Cooking on a boat
11 February 2020
Robert Malkin
Until I quit my job, I was working 40-60 hours a week and writing 2-3 books a year. Needless to say, I rarely had time to cook or bake, two things I really enjoy. Now that I have the time, I’ve been experimenting with cooking aboard our boat.
It’s not all that different from cooking on land, with the exception of the oven, which doesn’t get quite as hot as its full-size relative. That means turning your bread over to cook the bottom. No biggie. It still comes out tasty! Boat Bread!
So what else is different?
1) Water. On a boat, you need to conserve water (our boat holds 120 gallons). This is especially true in the Bahamas, where most water is RO (reverse osmosis filtered sea-water). Water can run 50 cents a gallon, and although we have a watermaker, it only runs on the generator, which takes diesel. So boaters tend to use less water, especially when doing the dishes or showering.
I do a lot of one-pot meals for easier cleanup. And I’m having a blast since my daughter gave me a copy of a one-pot vegetarian cookbook.
2) Availability of food. Things I’ve been used to finding in my neighborhood grocery store can be hard to come by in the Bahamas, or the prices are outrageously high (usually twice what you’d pay in the US).
Instead of paying $10 for a container of yogurt, I made my own and, surprise, surprise, it was even better than store bought! I don’t have a yogurt maker, so I used a Thermos and it was super easy. Same goes for ricotta cheese. Who knew all you needed was to warm up milk and add vinegar? It’s delicious!

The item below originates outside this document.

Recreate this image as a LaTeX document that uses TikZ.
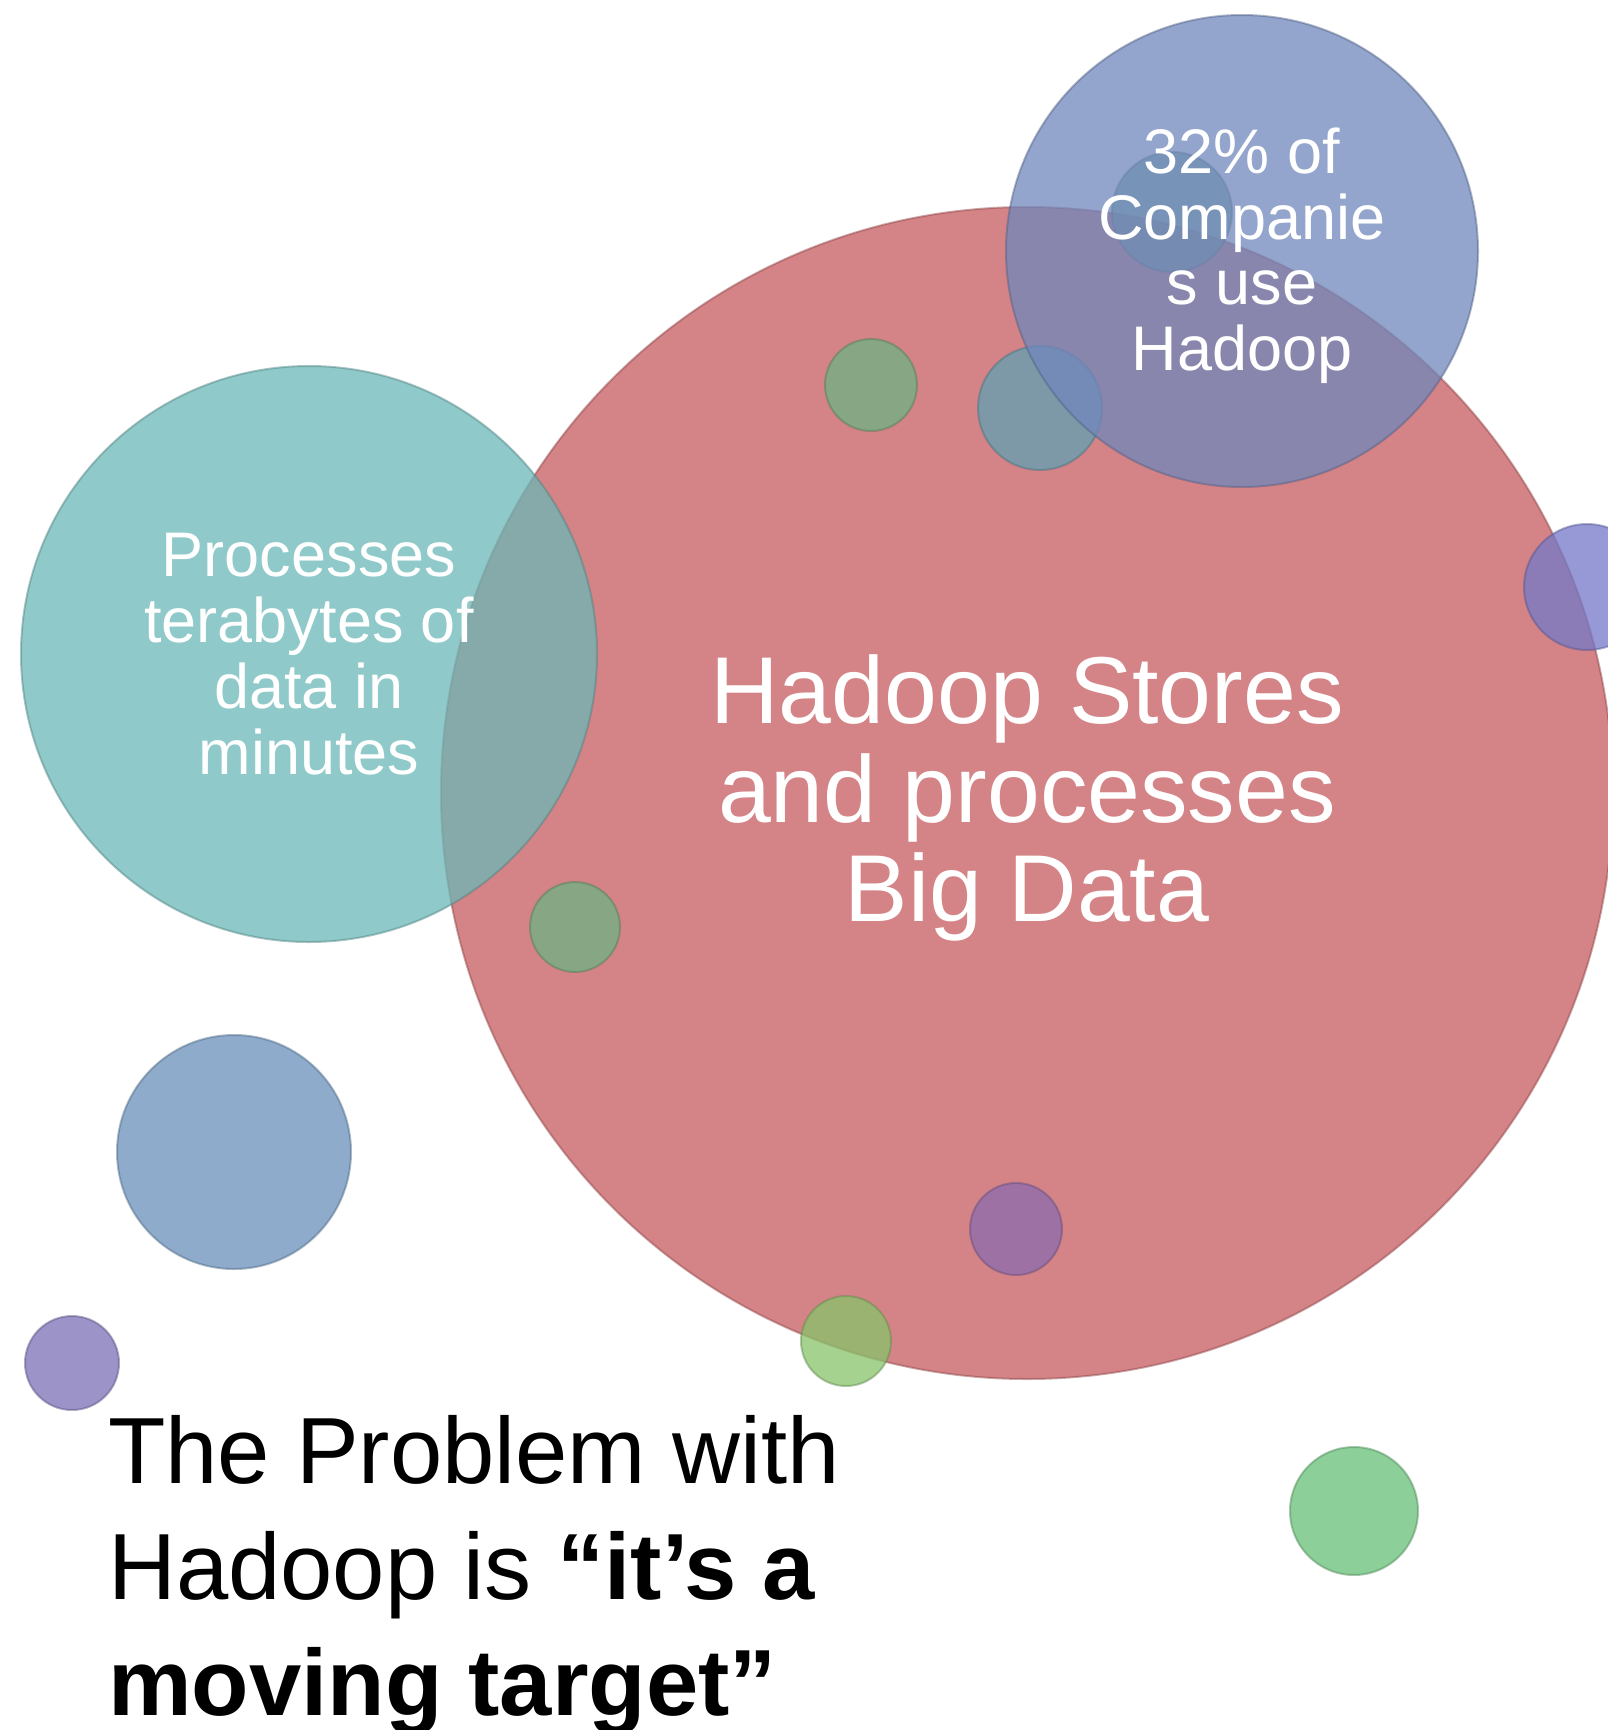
\documentclass[tikz,border=0pt]{standalone}
\usepackage{fontspec}
\setmainfont{Liberation Sans}
\definecolor{cRed}{RGB}{198,91,95}
\definecolor{cBlueTop}{RGB}{112,135,188}
\definecolor{cTeal}{RGB}{108,183,183}
\definecolor{cBlueLeft}{RGB}{106,144,186}
\definecolor{cPurpleSmall}{RGB}{123,111,182}
\definecolor{cGreen}{RGB}{104,192,120}
\definecolor{cGreenDark}{RGB}{110,178,130}
\definecolor{cYellowGreen}{RGB}{136,195,106}
\definecolor{cPurpleMid}{RGB}{140,107,175}
\definecolor{cGreyBlue}{RGB}{97,161,179}
\definecolor{cGhost}{RGB}{110,160,150}
\definecolor{cPurpleRight}{RGB}{115,120,200}
\tikzset{
  bubble/.style={fill=#1, fill opacity=0.75, draw=#1!70!black, draw opacity=0.45, line width=2pt},
  circtext/.style={text=white, align=center, inner sep=0pt, anchor=base},
}
\begin{document}
\begin{tikzpicture}[x=1pt,y=-1pt]
\useasboundingbox (0,0) rectangle (1607,1730);
\fill[white] (0,0) rectangle (1607,1730);
% big red
\path[bubble=cRed] (1027,793) circle[radius=586pt];
% teal
\path[bubble=cTeal] (309,654) circle[radius=288pt];
% small ones under the blue top circle
\path[bubble=cGhost] (1172,212) circle[radius=60pt];
\path[bubble=cGreyBlue] (1040,408) circle[radius=62pt];
% blue top
\path[bubble=cBlueTop] (1242,251) circle[radius=236pt];
% other small bubbles
\path[bubble=cGreenDark] (871,385) circle[radius=46pt];
\path[bubble=cGreenDark] (575,927) circle[radius=45pt];
\path[bubble=cPurpleMid] (1016,1229) circle[radius=46pt];
\path[bubble=cYellowGreen] (846,1341) circle[radius=45pt];
\path[bubble=cPurpleRight] (1587,587) circle[radius=63pt];
\path[bubble=cBlueLeft] (234,1152) circle[radius=117pt];
\path[bubble=cPurpleSmall] (72,1363) circle[radius=47pt];
\path[bubble=cGreen] (1354,1511) circle[radius=64pt];
% texts (anchor base = baseline of the last line)
\node[circtext, font=\fontsize{95}{99}\selectfont] (bigtext) at (1027,921)
  {Hadoop Stores\\and processes\\Big Data};
\node[circtext, font=\fontsize{63}{66}\selectfont] (tealtext) at (309,774)
  {Processes\\terabytes of\\data in\\minutes};
\node[circtext, font=\fontsize{63}{65.5}\selectfont] (bluetext) at (1242,370)
  {32\% of\\Companie\\s use\\Hadoop};
\node[align=left, inner sep=0pt, anchor=base west, font=\fontsize{94}{116}\selectfont] (title) at (108,1715)
  {The Problem with\\Hadoop is \textbf{“it’s a}\\\textbf{moving target”}};
\end{tikzpicture}
\end{document}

In making ricotta, I ended up with a lot of whey (the liquid that sits on the top of yogurt or a by-product of making cheese). First time I tossed it out. The second time, I found a recipe Vegetables pickled in whey left over from ricotta cheese-making for picking vegetables with whey. The jury’s out on that one (at least for 3 more days), but I’m told it makes delicious pickles.
3) Space. Space is at a premium in a boat galley, especially in the refrigerator, which is dormitory-sized. What I never realized was that in the US we tend to refrigerate many things that don’t need refrigeration. Ketchup, lemon and lime juice, hot sauces, mustard, steak sauce, veggies, fruit, and bread don’t need to be kept cold. Even eggs can be kept unrefrigerated for more than a month, so long as they were never refrigerated to begin with.
4) Time. I have SO much time to experiment, whether it’s figuring out how to use callaloo, a local leafy green that’s a cross between spinach and collards, or how to make my own sour cream.
Even with these limitations, I’ve gotten really good at substituting in recipes, and we’ve been eating really well. Healthier too.